Die ukrainische Wahl des Oblast Kursk als Operationsgebiet, mit seinen Reaktorblöcken als moderne Manifestation nuklearer Macht, trägt unverkennbar Züge historischer Vergeltung. Sie spiegelt die atomare Tragödie der Kursk-Katastrophe zurück auf ihren Ursprung, transformiert das maritime Trauma in territoriale Verwundbarkeit.
Doch was lernen wir daraus? Die Geschichte lehrt uns, dass Vergeltung oft ihre eigene Dialektik entwickelt. Die Instrumentalisierung historischer Traumata, so strategisch klug sie erscheinen mag, birgt die Gefahr neuer Gewaltzyklen. Der Untergang der Kursk und die gegenwärtige territoriale Penetration sind mehr als militärische Ereignisse – sie sind Lehrstücke über die destruktive Kraft verletzten Stolzes.
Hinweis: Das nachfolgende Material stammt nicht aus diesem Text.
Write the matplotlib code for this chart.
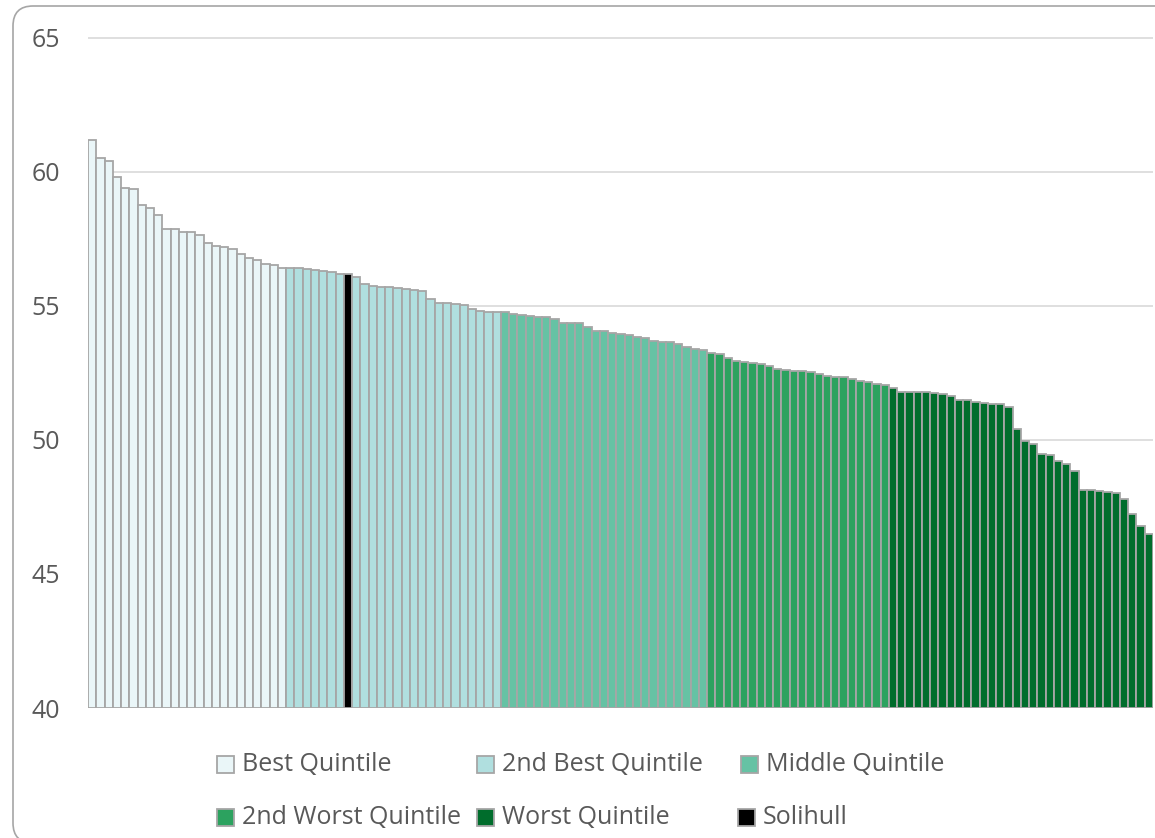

Für uns heute bedeutet dies eine doppelte Mahnung: Einerseits zur Demut gegenüber den Grenzen menschlicher Macht, andererseits zur Wachsamkeit gegenüber den Mechanismen der Vergeltung. Die Jesus zugeschriebene Warnung vor dem Kreislauf der Gewalt erweist sich dabei als zeitlose geopolitische Weisheit. In der Überlagerung der Kursk-Ereignisse manifestiert sich diese Wahrheit mit besonderer Deutlichkeit.